H-E-B’s newest service gives the chain another way to compete against other grocers as well as web giant Amazon, which began testing alcohol delivery in Seattle three years ago. Amazon has since expanded its footprint to Portland, Cincinnati, Columbus, Ohio and several other cities through its Prime Now service, which includes free two-hour delivery of groceries and alcohol.
H-E-B has increased its e-commerce presence by bringing Jag Bath, Favor's CEO and H-E-B's chief digital officer, on board. But it's decision to deliver beer and wine isn’t something that is new to the alcohol or the grocery industry. Rabobank analysts in March estimated that U.S. online alcohol sales hit $1.7 billion last year, a relatively small total dollar value, but growth in online channels is outpacing that of brick-and-mortar retailers.
Drizly, the nation’s largest online alcohol seller, has expanded to more than 100 North American markets. Other grocers offering alcohol delivery include Publix and Walmart, as well as delivery services like Instacart, Doordash, and Postmates. Online sales of alcohol could put pressure on wine and beer sales in traditional grocery stores, a reason more grocers are offering the service in-house.
The wine and spirits industry has struggled to create an online presence regardless of the uptick in demand. A big challenge is alcohol regulations, many of which remain largely unchanged since Prohibition. For example, only five states today permit direct shipping of spirits to consumers.
There are many challenges retailers face in e-commerce when it comes to alcohol, including ID verification and handling of fragile bottles. But if H-E-B can overcome those challenges, its move into online alcohol sales could be a good one. H-E-B has a loyal customer base throughout Texas and can tap into its vast network of stores to effectively market and roll out the delivery service.
One way to market it is to include wine and beer pairings on its already established site, hebtoyou.com, next to complimentary grocery items. This ensures the company is advertising its alcohol offerings to the right audience — those that already participate in online grocery shopping — and building a relationship with that customer.
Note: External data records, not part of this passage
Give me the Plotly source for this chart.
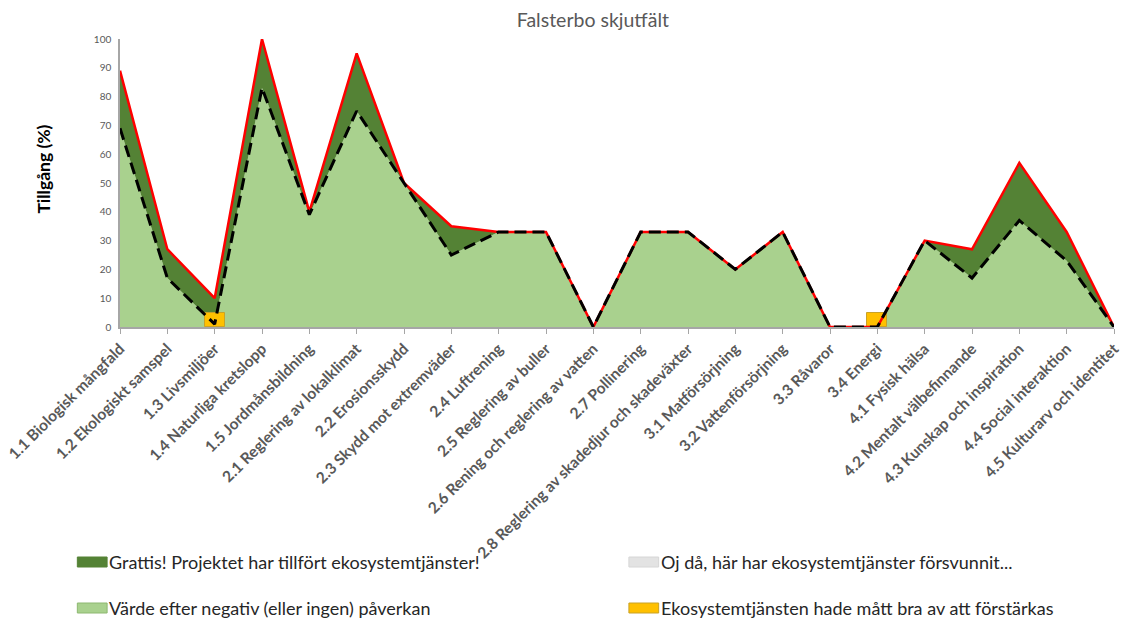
import plotly.graph_objects as go

# Ecosystem services assessed for the site
categories = [
    "1.1 Biologisk mångfald", "1.2 Ekologiskt samspel", "1.3 Livsmiljöer",
    "1.4 Naturliga kretslopp", "1.5 Jordmånsbildning", "2.1 Reglering av lokalklimat",
    "2.2 Erosionsskydd", "2.3 Skydd mot extremväder", "2.4 Luftrening",
    "2.5 Reglering av buller", "2.6 Rening och reglering av vatten", "2.7 Pollinering",
    "2.8 Reglering av skadedjur och skadeväxter", "3.1 Matförsörjning",
    "3.2 Vattenförsörjning", "3.3 Råvaror", "3.4 Energi", "4.1 Fysisk hälsa",
    "4.2 Mentalt välbefinnande", "4.3 Kunskap och inspiration",
    "4.4 Social interaktion", "4.5 Kulturarv och identitet",
]

# Availability (%) after negative (or no) impact
after_values = [69, 17, 1, 83, 39, 75, 50, 25, 33, 33, 0, 33, 33, 20, 33, 0, 0, 30, 17, 37, 23, 0]
# Availability (%) including what the project has added
total_values = [89, 27, 10, 100, 40, 95, 50, 35, 33, 33, 0, 33, 33, 20, 33, 0, 0, 30, 27, 57, 33, 0]
# Services that have been lost
loss_values = [0] * 22
# Services that would benefit from being strengthened
strengthen_values = [0, 0, 5, 0, 0, 0, 0, 0, 0, 0, 0, 0, 0, 0, 0, 0, 5, 0, 0, 0, 0, 0]

# Legend texts
legend_labels = [
    "Grattis! Projektet har tillfört ekosystemtjänster!",
    "Oj då, här har ekosystemtjänster försvunnit...",
    "Värde efter negativ (eller ingen) påverkan",
    "Ekosystemtjänsten hade mått bra av att förstärkas",
]

LIGHT_GREEN = "#A9D18E"
DARK_GREEN = "#548235"
LOSS_GREY = "#E3E3E3"
ORANGE = "#FFC000"
AXIS_GREY = "#A6A6A6"
TEXT_GREY = "#595959"
FONT = "Lato"

W, H = 1125, 619
M_L, M_R, M_T, M_B = 120, 3, 39, 292
PLOT_W = W - M_L - M_R
PLOT_H = H - M_T - M_B


def px_x(px):
    """Pixel column -> paper x."""
    return (px - M_L) / PLOT_W


def px_y(py):
    """Pixel row -> paper y."""
    return (H - M_B - py) / PLOT_H


fig = go.Figure()

# Stacked areas: base value, loss band, gain band
fig.add_trace(go.Scatter(
    x=categories, y=after_values, mode="lines", fill="tozeroy",
    fillcolor=LIGHT_GREEN, line=dict(width=0, color=LIGHT_GREEN),
    name=legend_labels[2], showlegend=False, hoverinfo="skip",
))
loss_top = [a + l for a, l in zip(after_values, loss_values)]
fig.add_trace(go.Scatter(
    x=categories, y=loss_top, mode="lines", fill="tonexty",
    fillcolor=LOSS_GREY, line=dict(width=0, color=LOSS_GREY),
    name=legend_labels[1], showlegend=False, hoverinfo="skip",
))
fig.add_trace(go.Scatter(
    x=categories, y=total_values, mode="lines", fill="tonexty",
    fillcolor=DARK_GREEN, line=dict(width=0, color=DARK_GREEN),
    name=legend_labels[0], showlegend=False, hoverinfo="skip",
))

# Bars and lines sit on an overlay so they are drawn above the areas
fig.add_trace(go.Bar(
    x=categories, y=[v if v else None for v in strengthen_values], width=0.42,
    marker=dict(color=ORANGE, line=dict(color="#C9A227", width=1)),
    name=legend_labels[3], xaxis="x2", yaxis="y2", showlegend=False,
))
fig.add_trace(go.Scatter(
    x=categories, y=total_values, mode="lines",
    line=dict(color="#FF0000", width=2.5),
    xaxis="x2", yaxis="y2", showlegend=False,
))
fig.add_trace(go.Scatter(
    x=categories, y=after_values, mode="lines",
    line=dict(color="#000000", width=3, dash="12px,6px"),
    xaxis="x2", yaxis="y2", showlegend=False,
))

# Two-column legend below the axis labels
legend_items = [
    (legend_labels[0], DARK_GREEN, DARK_GREEN, 77, 562),
    (legend_labels[1], LOSS_GREY, "#D6D6D6", 633, 562),
    (legend_labels[2], LIGHT_GREEN, "#8DB870", 77, 608),
    (legend_labels[3], ORANGE, "#C9A227", 633, 608),
]
shapes = []
annotations = []
for label, fill, border, sx, sy in legend_items:
    shapes.append(dict(
        type="rect", xref="paper", yref="paper",
        x0=px_x(sx), x1=px_x(sx + 30), y0=px_y(sy + 5), y1=px_y(sy - 5),
        fillcolor=fill, line=dict(color=border, width=1),
    ))
    annotations.append(dict(
        text=label, xref="paper", yref="paper", x=px_x(sx + 30), y=px_y(sy),
        xanchor="left", yanchor="middle", showarrow=False,
        font=dict(family=FONT, size=18, color="#262626"),
    ))

annotations.append(dict(
    text="<b>Tillgång (%)</b>", textangle=-90, xref="paper", yref="paper",
    x=px_x(42), y=px_y(169), xanchor="center", yanchor="middle",
    showarrow=False, font=dict(family=FONT, size=17.5, color="#000000"),
))

fig.update_layout(
    width=W, height=H, autosize=False, showlegend=False,
    margin=dict(l=M_L, r=M_R, t=M_T, b=M_B),
    paper_bgcolor="white", plot_bgcolor="white",
    title=dict(text="Falsterbo skjutfält", x=0.527, xanchor="center",
               y=1 - 20 / H, yanchor="middle",
               font=dict(family=FONT, size=19.5, color=TEXT_GREY)),
    xaxis=dict(
        type="category", range=[0, 21], showgrid=False, zeroline=False,
        showline=True, linecolor=AXIS_GREY, linewidth=1.5,
        ticks="outside", ticklen=5, tickcolor=AXIS_GREY, tickwidth=1,
        tickangle=-45,
        tickfont=dict(family=FONT, size=15.5, color=TEXT_GREY, weight="bold"),
    ),
    yaxis=dict(
        range=[0, 100], tickvals=list(range(0, 101, 10)), showgrid=False,
        zeroline=False, showline=True, linecolor=AXIS_GREY, linewidth=1.5,
        ticks="", ticklabelstandoff=5,
        tickfont=dict(family=FONT, size=10, color=TEXT_GREY),
    ),
    xaxis2=dict(type="category", overlaying="x", matches="x", visible=False),
    yaxis2=dict(overlaying="y", range=[0, 100], visible=False),
    bargap=0,
    shapes=shapes,
    annotations=annotations,
)

fig.write_html("out.html")
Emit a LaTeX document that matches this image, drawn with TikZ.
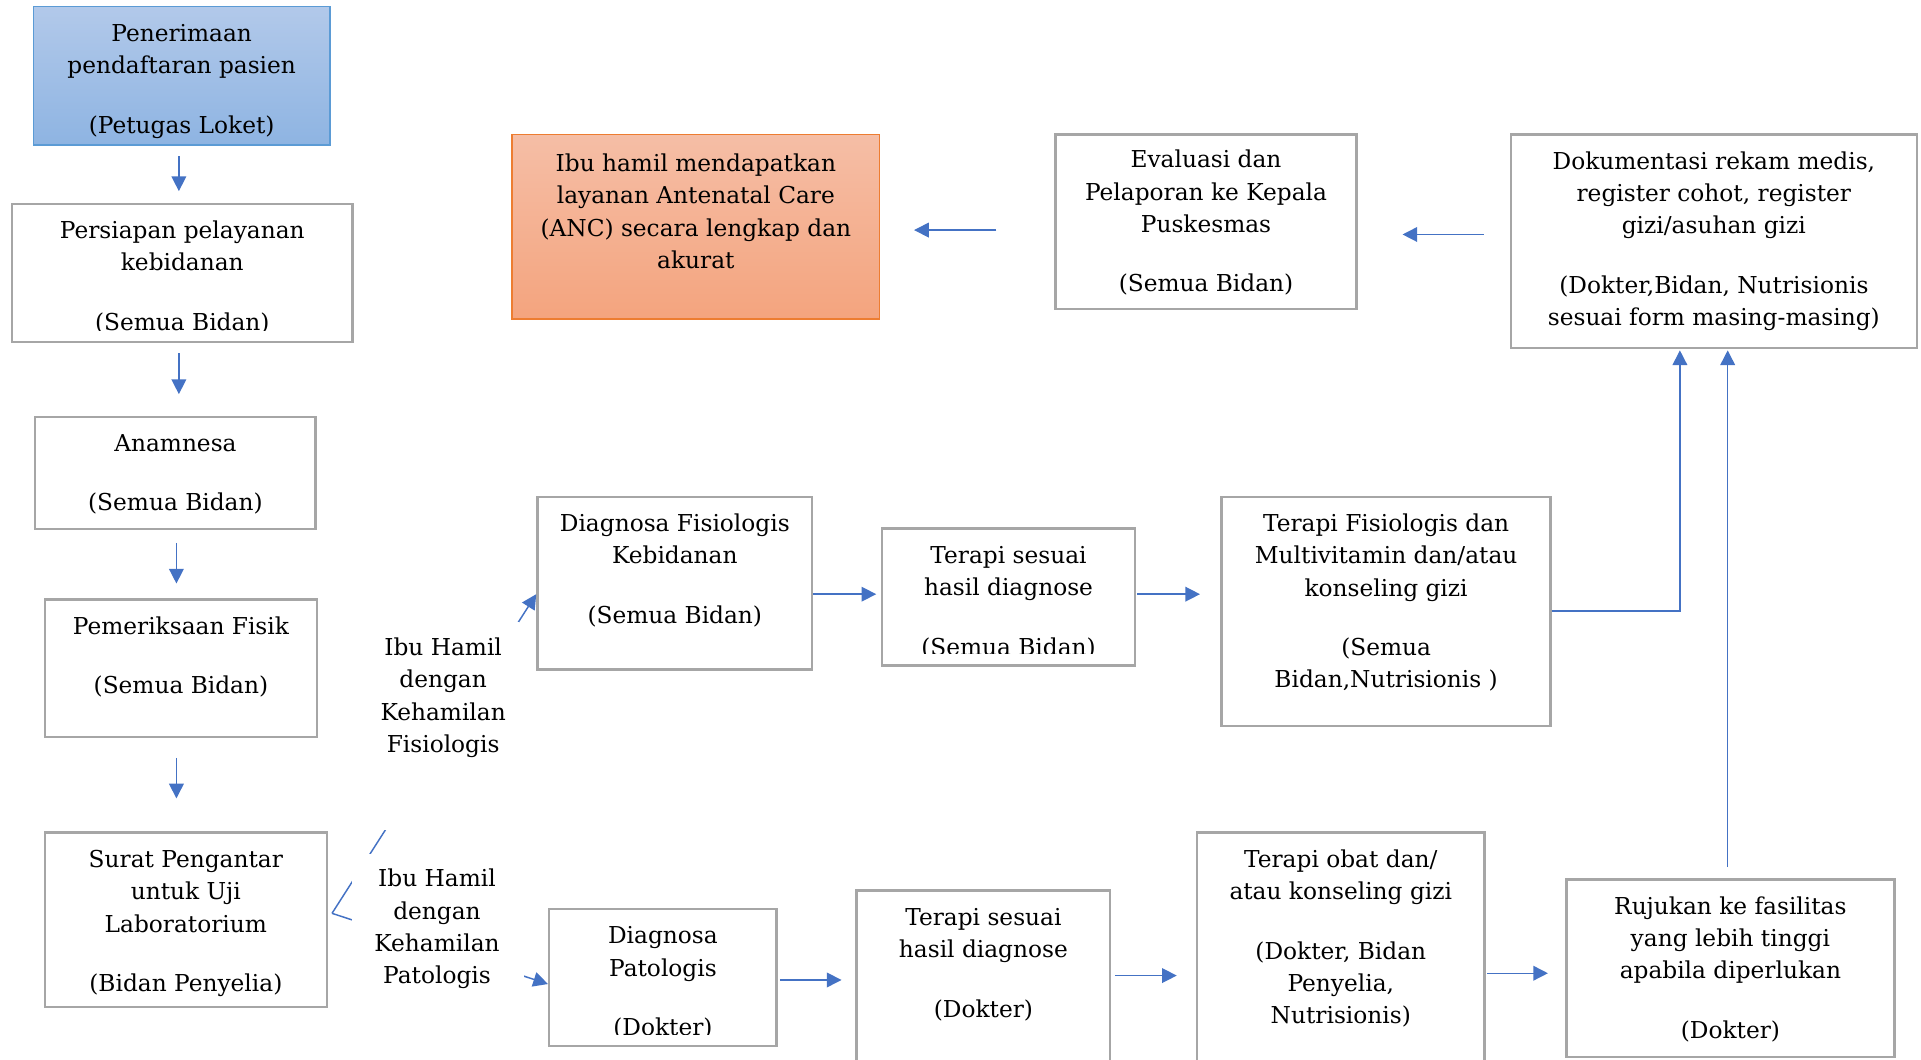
\documentclass[tikz,border=0pt]{standalone}
\usepackage{fontspec}
\setmainfont{DejaVu Serif}
\usetikzlibrary{arrows.meta}
\definecolor{arrowblue}{RGB}{68,114,196}
\definecolor{boxgray}{RGB}{166,166,166}
\definecolor{blueTop}{RGB}{178,201,234}
\definecolor{blueBot}{RGB}{142,180,226}
\definecolor{blueBorder}{RGB}{91,155,213}
\definecolor{orTop}{RGB}{245,190,166}
\definecolor{orBot}{RGB}{244,164,126}
\definecolor{orBorder}{RGB}{237,125,49}
\tikzset{
  stepbox/.style={draw=boxgray, line width=1pt},
  bluebox/.style={draw=blueBorder, line width=0.6pt, top color=blueTop, bottom color=blueBot},
  orangebox/.style={draw=orBorder, line width=0.6pt, top color=orTop, bottom color=orBot},
  txt/.style={font=\fontsize{9.5}{13.2}\selectfont, align=center, inner sep=0pt},
  cover/.style={fill=white, draw=none, inner sep=0pt},
  conn/.style={draw=arrowblue, line width=0.6pt, -{Triangle[length=6pt,width=6pt]}},
  line/.style={draw=arrowblue, line width=0.6pt}
}
\newcommand\bx[6]{\node[#6, minimum width={(#4-#2)*0.5pt}, minimum height={(#5-#3)*0.5pt}] (#1) at ({(#2+#4)/2},{(#3+#5)/2}) {};}
\newcommand\tx[4]{\node[txt, anchor=north] (#1) at (#2,{#3+9.5}) {\strut #4};}
\begin{document}
\begin{tikzpicture}[x=0.5pt,y=-0.5pt]
\path[use as bounding box] (0,0) rectangle (1568,865.2);
\clip (0,0) rectangle (1568,865.2);

% left column
\bx{b1}{27.3}{5.5}{269.3}{118.2}{bluebox}
\tx{t1}{148.3}{5.5}{Penerimaan\\pendaftaran pasien\\[11pt](Petugas Loket)}
\bx{b2}{10}{166.3}{287.7}{279}{stepbox}
\begin{scope}
\clip (10,166.3) rectangle (287.7,269.5);
\tx{t2}{148.8}{166.3}{Persiapan pelayanan\\kebidanan\\[11pt](Semua Bidan)}
\end{scope}
\bx{b3}{28.7}{340.3}{257.7}{431.8}{stepbox}
\tx{t3}{143.2}{340.3}{Anamnesa\\[11pt](Semua Bidan)}
\bx{b4}{36.7}{489.4}{258.7}{601.6}{stepbox}
\tx{t4}{147.7}{489.4}{Pemeriksaan Fisik\\[11pt](Semua Bidan)}
\bx{b5}{36.7}{679.7}{266.7}{822}{stepbox}
\tx{t5}{151.7}{679.7}{Surat Pengantar\\untuk Uji\\Laboratorium\\[11pt](Bidan Penyelia)}

% top row
\bx{b11}{418}{109.7}{717.9}{260.2}{orangebox}
\tx{t11}{568}{111.5}{Ibu hamil mendapatkan\\layanan Antenatal Care\\(ANC) secara lengkap dan\\akurat}
\bx{b10}{861.5}{109.7}{1107.2}{252}{stepbox}
\tx{t10}{984.4}{108.7}{Evaluasi dan\\Pelaporan ke Kepala\\Puskesmas\\[11pt](Semua Bidan)}
\bx{b9}{1233.2}{109.7}{1564.5}{284}{stepbox}
\tx{t9}{1398.9}{109.7}{Dokumentasi rekam medis,\\register cohot, register\\gizi/asuhan gizi\\[11pt](Dokter,Bidan, Nutrisionis\\sesuai form masing-masing)}

% middle row
\bx{b6}{438.7}{405.5}{662.9}{546.3}{stepbox}
\tx{t6}{550.8}{405.5}{Diagnosa Fisiologis\\Kebidanan\\[11pt](Semua Bidan)}
\bx{b7}{719.9}{431.5}{926.5}{543.3}{stepbox}
\begin{scope}
\clip (719.9,431.5) rectangle (926.5,533.5);
\tx{t7}{823.2}{431.5}{Terapi sesuai\\hasil diagnose\\[11pt](Semua Bidan)}
\end{scope}
\bx{b8}{997.2}{405.5}{1265.5}{592.7}{stepbox}
\tx{t8}{1131.4}{405.5}{Terapi Fisiologis dan\\Multivitamin dan/atau\\konseling gizi\\[11pt](Semua\\Bidan,Nutrisionis )}

% bottom row
\bx{b12}{448.3}{741.9}{633.9}{853.8}{stepbox}
\begin{scope}
\clip (448.3,741.9) rectangle (633.9,844);
\tx{t12}{541.1}{741.9}{Diagnosa\\Patologis\\[11pt](Dokter)}
\end{scope}
\bx{b13}{699.2}{727}{906.2}{900}{stepbox}
\tx{t13}{802.7}{727}{Terapi sesuai\\hasil diagnose\\[11pt](Dokter)}
\bx{b14}{976.9}{679.7}{1211.8}{900}{stepbox}
\tx{t14}{1094.4}{679.7}{Terapi obat dan/\\atau konseling gizi\\[11pt](Dokter, Bidan\\Penyelia,\\Nutrisionis)}
\bx{b15}{1278.5}{717.9}{1546.2}{862.6}{stepbox}
\tx{t15}{1412.4}{717.9}{Rujukan ke fasilitas\\yang lebih tinggi\\apabila diperlukan\\[11pt](Dokter)}

% vertical arrows left column
\draw[conn, shorten <=4.4pt, shorten >=4.65pt] (b1.south -| 146,0) -- (b2.north -| 146,0);
\draw[conn, shorten <=4.15pt, shorten >=8.8pt] (b2.south -| 146,0) -- (b3.north -| 146,0);
\draw[conn, shorten <=5.2pt, shorten >=6.05pt] (b3.south -| 144,0) -- (b4.north -| 144,0);
\draw[conn, shorten <=8pt, shorten >=13.5pt] (b4.south -| 144,0) -- (b5.north -| 144,0);

% middle row arrows
\draw[conn, shorten >=1.85pt] (b6.east |- 0,485) -- (b7.west |- 0,485);
\draw[conn, shorten <=0.35pt, shorten >=8.35pt] (b7.east |- 0,485) -- (b8.west |- 0,485);
\draw[conn, shorten >=0.5pt] (b8.east |- 0,498.8) -| (b9.south -| 1371.2,0);

% bottom row arrows
\draw[conn, shorten <=0.8pt, shorten >=5.65pt] (b12.east |- 0,799.9) -- (b13.west |- 0,799.9);
\draw[conn, shorten <=1.35pt, shorten >=7.7pt] (b13.east |- 0,796.3) -- (b14.west |- 0,796.3);
\draw[conn, shorten <=0.5pt, shorten >=7pt] (b14.east |- 0,794.4) -- (b15.west |- 0,794.4);
\draw[conn, shorten <=4.6pt, shorten >=0.5pt] (b15.north -| 1410.2,0) -- (b9.south -| 1410.2,0);

% top row arrows
\draw[conn, shorten <=10.5pt, shorten >=18.3pt] (b9.west |- 0,191.4) -- (b10.east |- 0,191.4);
\draw[conn, shorten <=23.65pt, shorten >=13.8pt] (b10.west |- 0,187.8) -- (b11.east |- 0,187.8);

% split connectors from Surat Pengantar
\coordinate (split) at (271,745.5);
\draw[conn] (split) -- (b6.west |- 0,485);
\draw[conn] (split) -- (b12.west |- 0,803.2);

% label boxes covering the connectors
\node[cover, minimum width={123.3*0.5pt}, minimum height={170.2*0.5pt}] (lf) at (361.65,592.7) {};
\node[txt, anchor=north] (lft) at (361.7,516.2) {\strut Ibu Hamil\\dengan\\Kehamilan\\Fisiologis};
\node[cover, minimum width={140*0.5pt}, minimum height={163*0.5pt}] (lp) at (357.3,778.7) {};
\node[txt, anchor=north] (lpt) at (356.7,704.9) {\strut Ibu Hamil\\dengan\\Kehamilan\\Patologis};
\end{tikzpicture}
\end{document}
H-E-B also could offer tastings in its stores to draw attention to the newly acquired Favor service, especially among millennials.
H-E-B dominates the Texas market but it's facing stiff competition from Walmart, Target, Whole Foods, Kroger, Trader Joe’s, and Lidl. The state’s grocery market is competitive, and H-E-B is realizing it must differentiate itself from its competitors and hold its ground. Delivering alcohol is one small but potentially important way to do that.